More than 9 in 10 Americans say a smile is the most important social asset, and three quarters of them say an unattractive smile would hurt a person's career chances.
But only half of adults polled by the American Academy of Cosmetic Dentistry say they are happy with their own smiles. As a society, we are very smile conscious.
While some may turn to cosmetic dentistry solely for aesthetic purposes, Dr. Ryne Johnson, prosthodotnist and director of Newton Wellesley Dental Partners says, "it also can improve dental health".
"A person with malocclusion, or misalignment of teeth, who opts for cosmetic dentistry will likely end up with a prettier smile. But straighter teeth also will be easier to clean, potentially leading to better oral health. There also can be a self-esteem boost that comes with having an improved smile.

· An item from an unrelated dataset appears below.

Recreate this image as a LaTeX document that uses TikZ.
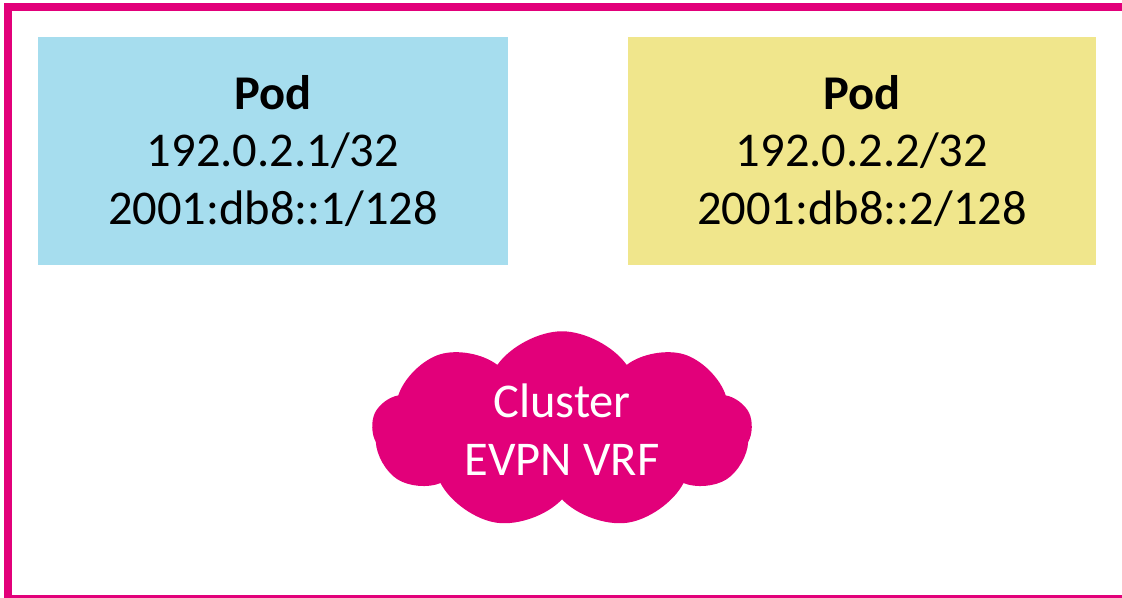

There are instances when cosmetic dentistry is not strictly cosmetic. There's a place for it."
A dentist should ask patients why they want cosmetic dentistry and what they want to achieve with improvements to their smile, then proceeds from there to decide what procedure might be best for that patient.There are different reasons to choose it. If it's just the shade of their teeth that patients are concerned about, then maybe bleaching is enough. If the patient has very good teeth intact and wants to even them out, maybe veneers are the way to go.
If the dentist suggests cosmetic dentistry, patients can ask several questions to help them decide what is best for them:
- What is your reasoning for it?
- Why do you believe I need it?
- Is it strictly cosmetic or are there health benefits for me?
- What are risks and benefits of it?